YOUR TASK ::
Will you return, word for word, only the lines from the top of the data below down to and including the one with "from matplotlib.ticker import"?

━━━━━━

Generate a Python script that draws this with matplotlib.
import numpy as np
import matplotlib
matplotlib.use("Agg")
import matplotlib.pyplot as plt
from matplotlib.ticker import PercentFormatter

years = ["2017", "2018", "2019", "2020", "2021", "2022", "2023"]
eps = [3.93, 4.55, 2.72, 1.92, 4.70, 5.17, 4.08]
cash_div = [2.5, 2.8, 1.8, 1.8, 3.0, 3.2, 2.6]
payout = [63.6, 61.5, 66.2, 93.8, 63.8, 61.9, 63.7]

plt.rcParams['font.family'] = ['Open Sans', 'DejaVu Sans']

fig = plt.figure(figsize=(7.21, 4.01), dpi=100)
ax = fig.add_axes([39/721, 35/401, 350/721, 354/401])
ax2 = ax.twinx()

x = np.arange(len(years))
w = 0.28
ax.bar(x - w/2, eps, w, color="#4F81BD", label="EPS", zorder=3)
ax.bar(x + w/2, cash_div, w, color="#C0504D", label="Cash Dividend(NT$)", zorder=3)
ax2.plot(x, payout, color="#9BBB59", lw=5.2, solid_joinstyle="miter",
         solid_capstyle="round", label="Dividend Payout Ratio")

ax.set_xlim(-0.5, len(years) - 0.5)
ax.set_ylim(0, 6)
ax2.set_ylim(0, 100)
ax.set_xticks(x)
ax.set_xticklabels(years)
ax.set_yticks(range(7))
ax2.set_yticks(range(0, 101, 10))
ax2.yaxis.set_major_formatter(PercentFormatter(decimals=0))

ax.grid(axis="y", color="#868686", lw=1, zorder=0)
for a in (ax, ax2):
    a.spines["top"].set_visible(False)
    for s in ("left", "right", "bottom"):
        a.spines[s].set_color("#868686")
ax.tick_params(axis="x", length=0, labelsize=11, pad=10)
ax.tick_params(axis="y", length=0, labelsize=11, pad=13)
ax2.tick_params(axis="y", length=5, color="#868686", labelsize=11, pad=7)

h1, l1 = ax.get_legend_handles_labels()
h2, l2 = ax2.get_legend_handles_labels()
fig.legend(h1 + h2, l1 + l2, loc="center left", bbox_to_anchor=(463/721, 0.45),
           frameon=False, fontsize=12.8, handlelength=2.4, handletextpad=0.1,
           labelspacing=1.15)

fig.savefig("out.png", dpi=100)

━━━━━━

EXERCISE OUTPUT ::
Generate a Python script that draws this with matplotlib.
import numpy as np
import matplotlib
matplotlib.use("Agg")
import matplotlib.pyplot as plt
from matplotlib.ticker import PercentFormatter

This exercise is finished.